§ **RAW DATA**:

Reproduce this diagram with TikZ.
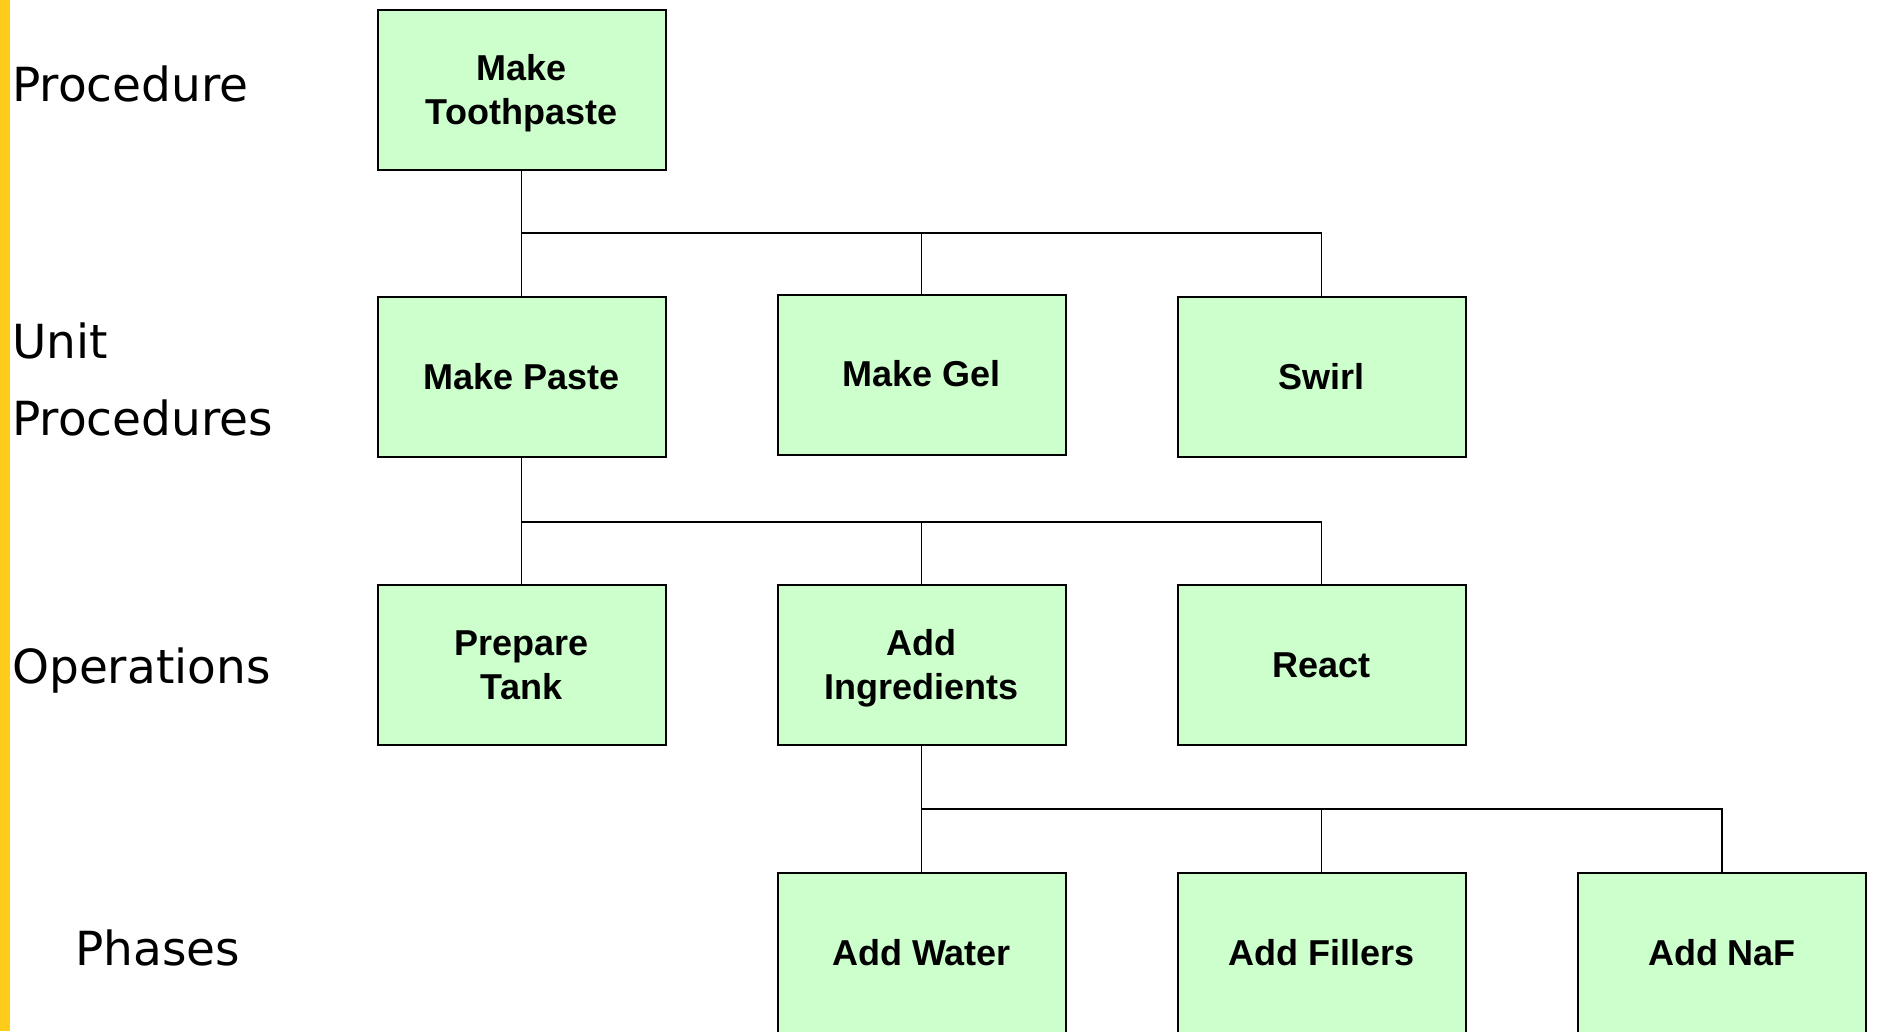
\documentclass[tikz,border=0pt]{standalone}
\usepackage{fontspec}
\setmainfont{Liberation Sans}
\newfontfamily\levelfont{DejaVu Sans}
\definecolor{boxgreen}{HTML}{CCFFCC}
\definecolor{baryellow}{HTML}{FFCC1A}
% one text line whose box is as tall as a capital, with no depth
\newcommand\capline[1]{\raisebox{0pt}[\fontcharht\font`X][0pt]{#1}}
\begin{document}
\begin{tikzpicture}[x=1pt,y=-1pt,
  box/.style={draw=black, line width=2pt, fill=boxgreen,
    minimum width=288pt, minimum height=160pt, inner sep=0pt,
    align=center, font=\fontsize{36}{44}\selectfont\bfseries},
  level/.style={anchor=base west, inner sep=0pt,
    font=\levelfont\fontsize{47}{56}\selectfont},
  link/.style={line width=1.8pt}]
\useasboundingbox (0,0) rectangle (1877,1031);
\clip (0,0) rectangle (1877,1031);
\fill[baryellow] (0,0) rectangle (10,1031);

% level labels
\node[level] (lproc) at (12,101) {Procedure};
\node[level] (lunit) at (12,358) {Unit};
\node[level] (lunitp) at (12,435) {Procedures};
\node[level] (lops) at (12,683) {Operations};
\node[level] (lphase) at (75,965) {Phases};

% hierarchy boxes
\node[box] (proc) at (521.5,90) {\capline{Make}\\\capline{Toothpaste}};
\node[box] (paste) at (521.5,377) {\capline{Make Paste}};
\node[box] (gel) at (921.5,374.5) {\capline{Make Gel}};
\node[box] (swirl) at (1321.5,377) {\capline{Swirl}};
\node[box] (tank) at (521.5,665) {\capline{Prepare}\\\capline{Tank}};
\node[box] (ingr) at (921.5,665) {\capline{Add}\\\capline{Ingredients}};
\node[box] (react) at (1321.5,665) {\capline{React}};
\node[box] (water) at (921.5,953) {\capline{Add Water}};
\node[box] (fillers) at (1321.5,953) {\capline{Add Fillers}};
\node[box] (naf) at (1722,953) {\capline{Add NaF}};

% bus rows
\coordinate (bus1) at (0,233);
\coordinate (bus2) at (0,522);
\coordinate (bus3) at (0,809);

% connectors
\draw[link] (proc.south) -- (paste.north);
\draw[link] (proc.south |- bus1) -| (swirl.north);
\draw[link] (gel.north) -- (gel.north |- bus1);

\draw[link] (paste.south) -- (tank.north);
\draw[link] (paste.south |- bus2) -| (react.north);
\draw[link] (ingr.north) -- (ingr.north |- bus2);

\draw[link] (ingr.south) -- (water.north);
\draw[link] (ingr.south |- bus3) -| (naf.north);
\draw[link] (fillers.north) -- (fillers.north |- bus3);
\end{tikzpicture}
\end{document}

§ **INSTRUCTIONS TO FOLLOW**:
Please repeat exactly the data above from its first line to the line that contains "(0,0) rectangle (10,1031);", inclusive, and leave every picture out.

§ **RESPONSE**:
Reproduce this diagram with TikZ.
\documentclass[tikz,border=0pt]{standalone}
\usepackage{fontspec}
\setmainfont{Liberation Sans}
\newfontfamily\levelfont{DejaVu Sans}
\definecolor{boxgreen}{HTML}{CCFFCC}
\definecolor{baryellow}{HTML}{FFCC1A}
% one text line whose box is as tall as a capital, with no depth
\newcommand\capline[1]{\raisebox{0pt}[\fontcharht\font`X][0pt]{#1}}
\begin{document}
\begin{tikzpicture}[x=1pt,y=-1pt,
  box/.style={draw=black, line width=2pt, fill=boxgreen,
    minimum width=288pt, minimum height=160pt, inner sep=0pt,
    align=center, font=\fontsize{36}{44}\selectfont\bfseries},
  level/.style={anchor=base west, inner sep=0pt,
    font=\levelfont\fontsize{47}{56}\selectfont},
  link/.style={line width=1.8pt}]
\useasboundingbox (0,0) rectangle (1877,1031);
\clip (0,0) rectangle (1877,1031);
\fill[baryellow] (0,0) rectangle (10,1031);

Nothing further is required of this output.